The Parma Psalter is one of the most significant and earliest hebrew psalter to ever reach modern times. Also known as Ms. Parm. 1870 (Cod. De Rossi 510), the codex is justly considered a treasure of the Palatina Library in Parma, Italy. The Parma Psalter, written and illuminated around 1280 in the north-western region of the Italian peninsula, exhibits a rich decorative apparatus and features, in all of its 452 pages, a biblical text written in a large in a Sephardi type of square script accompanied by vocalization and accents in the same color ink.
A Lavish Work for a Wealthy Patron
The manuscript contains several psalms, each numbered and richly illuminated and illustrated; indeed, accompanying the text are elegantly depicted musical instruments or detailed images representing the scenes narrated in the text.
Due to the lavishness of the Parma Psalter, the commissioner must have been a very wealthy patron, possibly well-educated due to the presence of the commentary by Ibn Ezra, whose early copies are very rare to find, especially on psalms. The codex features contents related to several ceremonies such as marriages, funerals, engagement, and circumcisions.
Decorative Apparatus: Rare Example of Contemporary Musical Instruments
The manuscript contains 150 psalters which, it has been suggested, could correspond to the readings part of the Pentateuch, a 3-year cycle. The Parma Psalter plays a significant role musicologists and art historians of the middle ages, for it bears illustrations of contemporary musical instruments, which are extremely rare to find.
The decorative apparatus exhibits rich ornaments featuring the use of harmonious colors and gold, with an elegant balance between text and images. The Parma Psalter, in addition to being one of the most important treasures of Hebrew illumination, is also the greatest treasure of one of the richest Hebrew manuscripts collections in the Palatina Library in Parma, Italy.
Abraham Ibn Ezra: a Multidisciplinary Author
The author of the text contained in the Parma psalter – born in 1089 in Tudela, Spain – was a multidisciplinary scholar with interests varying from mathematics to grammar to philosophy, combining rationalism with a strong belief in astrology. Despite his poor health for most of his life, he managed to travel a lot facing his ill-fated life with humor and wit.
The figure of Abraham Ibn Ezra is one of the most renowned and respected in terms of his literary production which features a complex use of language and a deep understanding of human nature. His commentaries are still object of attention and studies by students for their encyclopaedic aspects and their critical perspective.
Provenance of the Parma Psalter
The manuscript was thought to be completed in Rhodes in the year 1156, however, this date corresponds to that in which the Jewish author wrote the original commentary and not the manuscript at hand. The commentary seems to have been written in Rouen in Northern France, while the manuscript of the Parma Psalter was written in Emilia-Romagna, Italy.
One manuscript, many different hands
Although the manuscript appears as a hand-produced book whose style is consistent from beginning to end, a more thorough analysis points to a variety of layers that were added over time.

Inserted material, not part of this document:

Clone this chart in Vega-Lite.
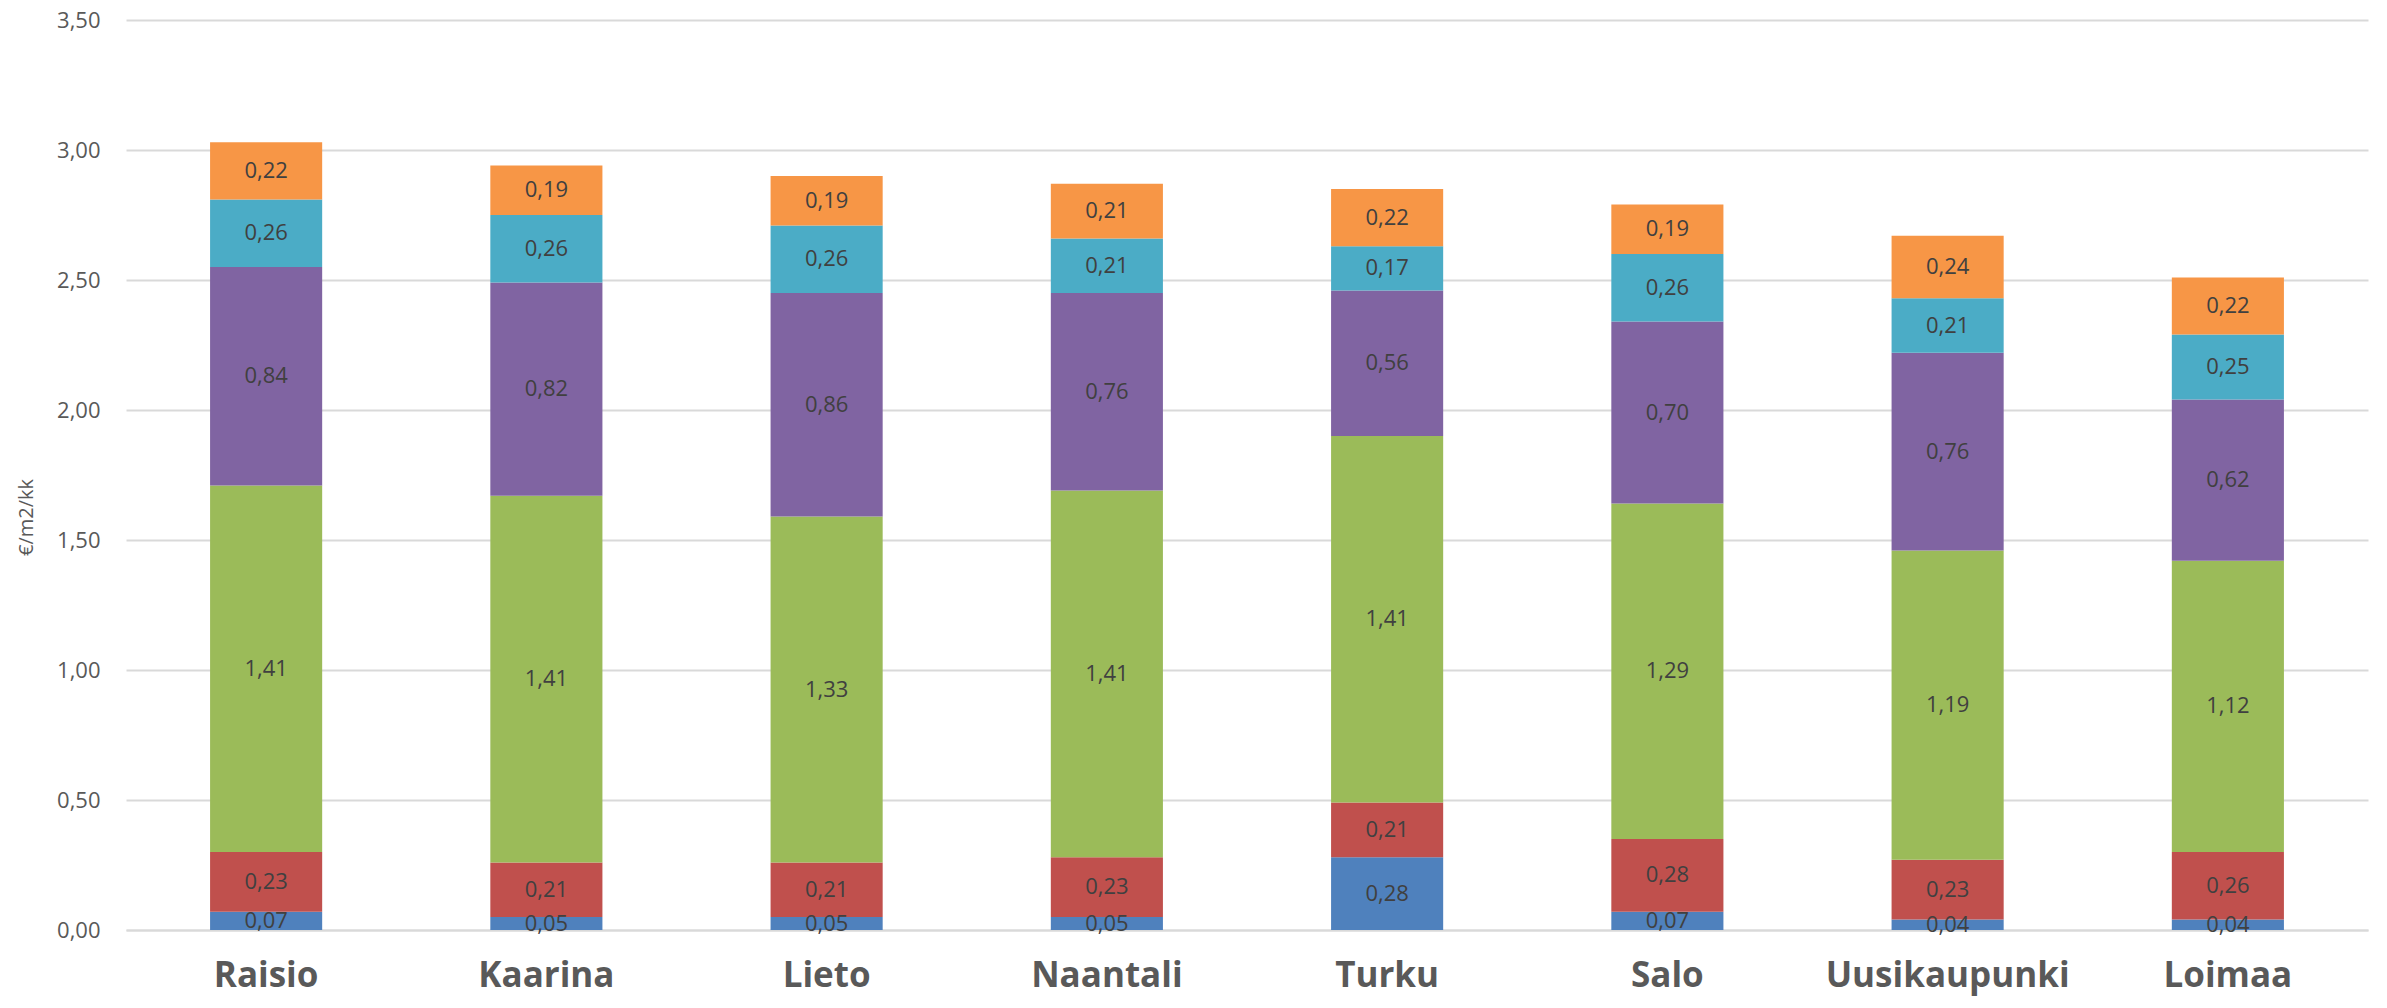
{
  "$schema": "https://vega.github.io/schema/vega-lite/v6.json",
  "width": 2242,
  "height": 910,
  "autosize": {"type": "none"},
  "padding": {"left": 126, "top": 20, "right": 19, "bottom": 78},
  "background": "white",
  "config": {
    "locale": {"number": {"decimal": ",", "thousands": " ", "grouping": [3], "currency": ["", " €"]}},
    "font": "Open Sans",
    "view": {"stroke": null}
  },
  "data": {
    "values": [
      {"kunta": "Raisio", "sarja": "S1", "j": 1, "v": 0.07},
      {"kunta": "Raisio", "sarja": "S2", "j": 2, "v": 0.23},
      {"kunta": "Raisio", "sarja": "S3", "j": 3, "v": 1.41},
      {"kunta": "Raisio", "sarja": "S4", "j": 4, "v": 0.84},
      {"kunta": "Raisio", "sarja": "S5", "j": 5, "v": 0.26},
      {"kunta": "Raisio", "sarja": "S6", "j": 6, "v": 0.22},
      {"kunta": "Kaarina", "sarja": "S1", "j": 1, "v": 0.05},
      {"kunta": "Kaarina", "sarja": "S2", "j": 2, "v": 0.21},
      {"kunta": "Kaarina", "sarja": "S3", "j": 3, "v": 1.41},
      {"kunta": "Kaarina", "sarja": "S4", "j": 4, "v": 0.82},
      {"kunta": "Kaarina", "sarja": "S5", "j": 5, "v": 0.26},
      {"kunta": "Kaarina", "sarja": "S6", "j": 6, "v": 0.19},
      {"kunta": "Lieto", "sarja": "S1", "j": 1, "v": 0.05},
      {"kunta": "Lieto", "sarja": "S2", "j": 2, "v": 0.21},
      {"kunta": "Lieto", "sarja": "S3", "j": 3, "v": 1.33},
      {"kunta": "Lieto", "sarja": "S4", "j": 4, "v": 0.86},
      {"kunta": "Lieto", "sarja": "S5", "j": 5, "v": 0.26},
      {"kunta": "Lieto", "sarja": "S6", "j": 6, "v": 0.19},
      {"kunta": "Naantali", "sarja": "S1", "j": 1, "v": 0.05},
      {"kunta": "Naantali", "sarja": "S2", "j": 2, "v": 0.23},
      {"kunta": "Naantali", "sarja": "S3", "j": 3, "v": 1.41},
      {"kunta": "Naantali", "sarja": "S4", "j": 4, "v": 0.76},
      {"kunta": "Naantali", "sarja": "S5", "j": 5, "v": 0.21},
      {"kunta": "Naantali", "sarja": "S6", "j": 6, "v": 0.21},
      {"kunta": "Turku", "sarja": "S1", "j": 1, "v": 0.28},
      {"kunta": "Turku", "sarja": "S2", "j": 2, "v": 0.21},
      {"kunta": "Turku", "sarja": "S3", "j": 3, "v": 1.41},
      {"kunta": "Turku", "sarja": "S4", "j": 4, "v": 0.56},
      {"kunta": "Turku", "sarja": "S5", "j": 5, "v": 0.17},
      {"kunta": "Turku", "sarja": "S6", "j": 6, "v": 0.22},
      {"kunta": "Salo", "sarja": "S1", "j": 1, "v": 0.07},
      {"kunta": "Salo", "sarja": "S2", "j": 2, "v": 0.28},
      {"kunta": "Salo", "sarja": "S3", "j": 3, "v": 1.29},
      {"kunta": "Salo", "sarja": "S4", "j": 4, "v": 0.70},
      {"kunta": "Salo", "sarja": "S5", "j": 5, "v": 0.26},
      {"kunta": "Salo", "sarja": "S6", "j": 6, "v": 0.19},
      {"kunta": "Uusikaupunki", "sarja": "S1", "j": 1, "v": 0.04},
      {"kunta": "Uusikaupunki", "sarja": "S2", "j": 2, "v": 0.23},
      {"kunta": "Uusikaupunki", "sarja": "S3", "j": 3, "v": 1.19},
      {"kunta": "Uusikaupunki", "sarja": "S4", "j": 4, "v": 0.76},
      {"kunta": "Uusikaupunki", "sarja": "S5", "j": 5, "v": 0.21},
      {"kunta": "Uusikaupunki", "sarja": "S6", "j": 6, "v": 0.24},
      {"kunta": "Loimaa", "sarja": "S1", "j": 1, "v": 0.04},
      {"kunta": "Loimaa", "sarja": "S2", "j": 2, "v": 0.26},
      {"kunta": "Loimaa", "sarja": "S3", "j": 3, "v": 1.12},
      {"kunta": "Loimaa", "sarja": "S4", "j": 4, "v": 0.62},
      {"kunta": "Loimaa", "sarja": "S5", "j": 5, "v": 0.25},
      {"kunta": "Loimaa", "sarja": "S6", "j": 6, "v": 0.22}
    ]
  },
  "encoding": {
    "x": {
      "field": "kunta",
      "type": "nominal",
      "sort": null,
      "scale": {"paddingInner": 0.6, "paddingOuter": 0.3},
      "axis": {
        "title": null,
        "labelAngle": 0,
        "labelLimit": 0,
        "labelFont": "Open Sans",
        "labelFontSize": 35,
        "labelFontWeight": "bold",
        "labelColor": "#595959",
        "labelPadding": 28,
        "ticks": false,
        "domainColor": "#d9d9d9",
        "domainWidth": 2
      }
    },
    "y": {
      "field": "v",
      "type": "quantitative",
      "stack": "zero",
      "scale": {"domain": [0, 3.5], "nice": false},
      "axis": {
        "title": "€/m2/kk",
        "titleFont": "Open Sans",
        "titleFontSize": 20,
        "titleFontWeight": "normal",
        "titleColor": "#595959",
        "titleAngle": -90,
        "titleX": -100,
        "titleY": 497,
        "titleAlign": "center",
        "titleBaseline": "middle",
        "values": [0, 0.5, 1, 1.5, 2, 2.5, 3, 3.5],
        "format": ".2f",
        "labelFont": "Open Sans",
        "labelFontSize": 22,
        "labelColor": "#595959",
        "labelPadding": 26,
        "ticks": false,
        "domain": false,
        "gridColor": "#d9d9d9",
        "gridWidth": 2
      }
    },
    "order": {"field": "j", "type": "quantitative"}
  },
  "layer": [
    {
      "mark": {"type": "bar"},
      "encoding": {
        "color": {
          "field": "sarja",
          "type": "nominal",
          "scale": {
            "domain": ["S1", "S2", "S3", "S4", "S5", "S6"],
            "range": ["#4F81BD", "#C0504D", "#9BBB59", "#8064A2", "#4BACC6", "#F79646"]
          },
          "legend": null
        }
      }
    },
    {
      "mark": {"type": "text", "font": "Open Sans", "fontSize": 22, "color": "#404040", "baseline": "middle", "align": "center"},
      "encoding": {
        "y": {"field": "v", "type": "quantitative", "stack": "zero", "bandPosition": 0.5},
        "text": {"field": "v", "type": "quantitative", "format": ".2f"}
      }
    }
  ]
}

Special prayers were added at the end of the manuscript (fob 215b-225a), including services for the ceremonies of engagement, wedding, circumcision, and burial. The text of this liturgical appendix was written at the end of the Middle Ages in a Sephardi type of square script, and the instructions in a semi-cursive version of the script.
At the end of this appendix, on the blank folios left by this copyist, another hand, employing an Italian-Ashkenazi script, added an incomplete index to the psalms (fols 225b-226b).
Decades later, one of the owners or users of the Parma Psalter added, in a late-Sephardi semi-cursive script, indications on the division of the psalms into the seven parts corresponding to the seven days of the week (fols 57b or 100a).